Self-similar geometric figure

Lute of Pythagoras

The lute of Pythagoras is a self-similar geometric figure made from a sequence of pentagrams.

==Constructions==
The lute may be drawn from a sequence of pentagrams.
The centers of the pentagrams lie on a line and (except for the first and largest of them) each shares two vertices with the next larger one in the sequence.

An alternative construction is based on the golden triangle, an isosceles triangle with base angles of 72° and apex angle 36°. Two smaller copies of the same triangle may be drawn inside the given triangle, having the base of the triangle as one of their sides. The two new edges of these two smaller triangles, together with the base of the original golden triangle, form three of the five edges of the polygon. Adding a segment between the endpoints of these two new edges cuts off a smaller golden triangle, within which the construction can be repeated.
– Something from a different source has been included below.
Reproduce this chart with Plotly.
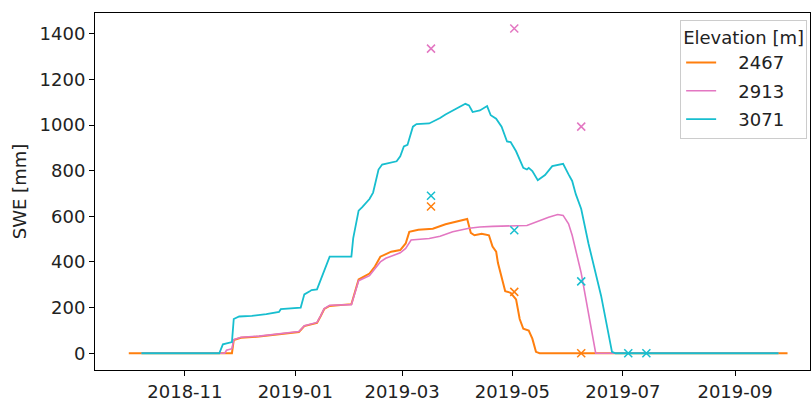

Some sources add another pentagram, inscribed within the inner pentagon of the largest pentagram of the figure. The other pentagons of the figure do not have inscribed pentagrams.

==Properties==
The convex hull of the lute is a kite shape with three 108° angles and one 36° angle. The sizes of any two consecutive pentagrams in the sequence are in the golden ratio to each other, and many other instances of the golden ratio appear within the lute.

==History==
The lute is named after the ancient Greek mathematician Pythagoras, but its origins are unclear. An early reference to it is in a 1990 book on the golden ratio by Boles and Newman.